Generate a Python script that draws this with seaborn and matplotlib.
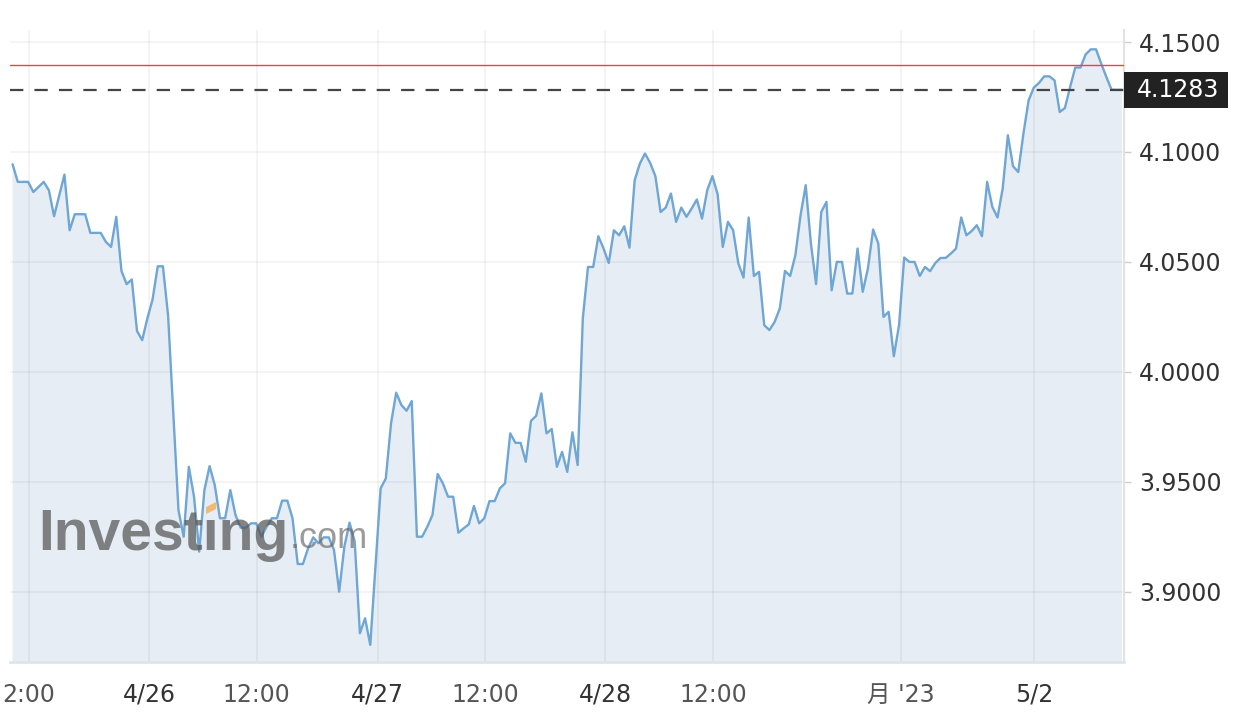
import numpy as np
import pandas as pd
import matplotlib
matplotlib.use("Agg")
import matplotlib.pyplot as plt
from matplotlib.patches import Rectangle, Polygon
import seaborn as sns

# bar index (30 min bars, gaps skipped) and price at each turning point
bars = [0, 1, 3, 4, 6, 7, 8, 10, 11, 12, 14, 15, 17, 18, 19, 20, 21, 22, 23, 24,
        25, 26, 27, 28, 29, 30, 32, 33, 34, 35, 36, 37, 38, 39, 40, 41, 42, 43, 44, 45,
        46, 47, 48, 49, 50, 51, 52, 53, 54, 55, 56, 57, 58, 59, 60, 61, 62, 63, 64, 65,
        66, 67, 68, 69, 71, 72, 73, 74, 75, 76, 77, 78, 79, 80, 81, 82, 83, 84, 85, 86,
        87, 88, 89, 90, 91, 92, 93, 94, 95, 96, 97, 98, 99, 100, 101, 102, 103, 104, 105, 106,
        107, 108, 109, 110, 111, 112, 113, 114, 115, 116, 117, 118, 119, 120, 121, 122, 123, 124, 125, 126,
        127, 128, 129, 130, 131, 132, 133, 134, 135, 136, 137, 138, 139, 140, 141, 142, 143, 144, 145, 146,
        147, 148, 149, 150, 151, 152, 153, 154, 155, 156, 157, 158, 159, 160, 161, 162, 163, 164, 165, 166,
        167, 168, 169, 170, 171, 172, 173, 174, 175, 176, 177, 178, 179, 180, 181, 182, 183, 184, 185, 186,
        187, 188, 189, 190, 191, 192, 193, 194, 195, 196, 197, 198, 199, 200, 201, 202, 203, 204, 205, 206,
        207, 208, 209, 210, 211, 212, 214]
price = [4.0944, 4.0864, 4.0864, 4.0818, 4.0864, 4.0826, 4.0708, 4.0897, 4.0644, 4.0717,
         4.0717, 4.0632, 4.0632, 4.0591, 4.0568, 4.0705, 4.0459, 4.0399, 4.0420, 4.0186,
         4.0144, 4.0243, 4.0329, 4.0480, 4.0480, 4.0255, 3.9371, 3.9250, 3.9568, 3.9432,
         3.9182, 3.9462, 3.9571, 3.9485, 3.9334, 3.9334, 3.9462, 3.9349, 3.9291, 3.9291,
         3.9311, 3.9311, 3.9250, 3.9295, 3.9334, 3.9334, 3.9414, 3.9414, 3.9334, 3.9126,
         3.9126, 3.9197, 3.9247, 3.9220, 3.9247, 3.9247, 3.9190, 3.9000, 3.9205, 3.9314,
         3.9227, 3.8811, 3.8879, 3.8758, 3.9470, 3.9515, 3.9765, 3.9905, 3.9849, 3.9823,
         3.9867, 3.9250, 3.9250, 3.9295, 3.9349, 3.9535, 3.9493, 3.9432, 3.9432, 3.9268,
         3.9288, 3.9306, 3.9390, 3.9311, 3.9334, 3.9412, 3.9412, 3.9470, 3.9493, 3.9720,
         3.9677, 3.9677, 3.9591, 3.9777, 3.9800, 3.9902, 3.9720, 3.9740, 3.9568, 3.9636,
         3.9545, 3.9725, 3.9576, 4.0243, 4.0477, 4.0477, 4.0617, 4.0561, 4.0495, 4.0644,
         4.0621, 4.0662, 4.0565, 4.0871, 4.0947, 4.0993, 4.0950, 4.0890, 4.0727, 4.0747,
         4.0811, 4.0682, 4.0747, 4.0705, 4.0743, 4.0784, 4.0697, 4.0826, 4.0890, 4.0808,
         4.0568, 4.0682, 4.0644, 4.0493, 4.0429, 4.0702, 4.0436, 4.0455, 4.0212, 4.0190,
         4.0227, 4.0288, 4.0459, 4.0436, 4.0530, 4.0712, 4.0849, 4.0584, 4.0399, 4.0727,
         4.0773, 4.0371, 4.0500, 4.0500, 4.0356, 4.0356, 4.0561, 4.0364, 4.0470, 4.0647,
         4.0584, 4.0250, 4.0273, 4.0071, 4.0212, 4.0520, 4.0500, 4.0500, 4.0436, 4.0477,
         4.0458, 4.0495, 4.0518, 4.0518, 4.0538, 4.0561, 4.0702, 4.0621, 4.0640, 4.0667,
         4.0617, 4.0864, 4.0750, 4.0702, 4.0834, 4.1076, 4.0935, 4.0909, 4.1084, 4.1235,
         4.1293, 4.1314, 4.1344, 4.1344, 4.1326, 4.1182, 4.1200, 4.1295, 4.1384, 4.1384,
         4.1444, 4.1467, 4.1467, 4.1402, 4.1341, 4.1283, 4.1283]

tick_bars = [3.15, 26.3, 47.1, 70.4, 91.1, 114.3, 135.2, 171.4, 197.1]
tick_labels = ["2:00", "4/26", "12:00", "4/27", "12:00", "4/28", "12:00", "月 '23", "5/2"]
y_ticks = [3.90, 3.95, 4.00, 4.05, 4.10, 4.15]
last_price = 4.1283
ref_price = 4.1395

sns.set_style("white")
plt.rcParams['font.family'] = ['DejaVu Sans', 'Noto Sans CJK JP']

df = pd.DataFrame({"bar": bars, "price": price})

fig = plt.figure(figsize=(12.5, 7.24), dpi=100)
ax = fig.add_axes([0.008, 0.0856, 0.8912, 0.873])

ax.fill_between(df["bar"], df["price"], 3.8, color="#e6edf5", lw=0, zorder=1)
sns.lineplot(data=df, x="bar", y="price", ax=ax, color="#6fa6d4", linewidth=1.7,
             sort=False, estimator=None, zorder=3)

ax.axhline(ref_price, color="#ff3b3b", lw=1, zorder=4)
ax.axhline(last_price, color="#444444", lw=1.6, ls=(0, (6, 5)), zorder=4)

ax.set_xlim(-0.5, 214.4)
ax.set_ylim(3.868, 4.1555)
ax.yaxis.tick_right()
ax.set_yticks(y_ticks)
ax.set_yticklabels([f"{v:.4f}" for v in y_ticks])
ax.set_xticks(tick_bars)
ax.set_xticklabels(tick_labels)
ax.set_xlabel("")
ax.set_ylabel("")

ax.set_axisbelow("line")
ax.grid(True, color="#000000", alpha=0.045, lw=1.5)

for s in ["top", "left"]:
    ax.spines[s].set_visible(False)
ax.spines["bottom"].set_color("#dfe5ec")
ax.spines["bottom"].set_linewidth(2)
ax.spines["right"].set_color("#e2e2e2")
ax.spines["right"].set_linewidth(1.5)

ax.tick_params(axis="x", length=8, width=1.5, color="#dfe5ec", labelsize=17, pad=7)
ax.tick_params(axis="y", length=5, width=1, color="#cccccc", labelsize=17, pad=6,
               labelcolor="#333333")
for lab in ax.get_xticklabels():
    lab.set_color("#333333" if "/" in lab.get_text() else "#555555")

# last price marker on the right axis
ax.add_patch(Rectangle((1.0, last_price - 0.0081), 0.0934, 0.0162,
                       transform=ax.get_yaxis_transform(), clip_on=False,
                       facecolor="#222222", edgecolor="none", zorder=6))
ax.text(1.0115, last_price, f"{last_price:.4f}", transform=ax.get_yaxis_transform(),
        color="white", fontsize=17, va="center", ha="left", zorder=7)

# watermark (dotless i, orange accent drawn on top)
ax.text(0.0255, 0.177, "Investıng", transform=ax.transAxes, fontsize=41,
        fontweight="bold", family="Liberation Sans", color="#555555", alpha=0.72,
        va="baseline", zorder=5)
ax.add_patch(Polygon([[0.1760, 0.2342], [0.1850, 0.2421], [0.1850, 0.2532], [0.1760, 0.2453]],
                     closed=True, transform=ax.transAxes, facecolor="#f2b25c",
                     edgecolor="none", alpha=0.85, zorder=5))
ax.text(0.2513, 0.180, ".com", transform=ax.transAxes, fontsize=26,
        family="Liberation Sans", color="#666666", alpha=0.65, va="baseline", zorder=5)

fig.savefig("out.png", dpi=100)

:::::

[To be done]
Exactly reproduce the run of lines from the start of the listing through the line with "import seaborn as sns", inclusive; pictures are not copied.

[In response]
Generate a Python script that draws this with seaborn and matplotlib.
import numpy as np
import pandas as pd
import matplotlib
matplotlib.use("Agg")
import matplotlib.pyplot as plt
from matplotlib.patches import Rectangle, Polygon
import seaborn as sns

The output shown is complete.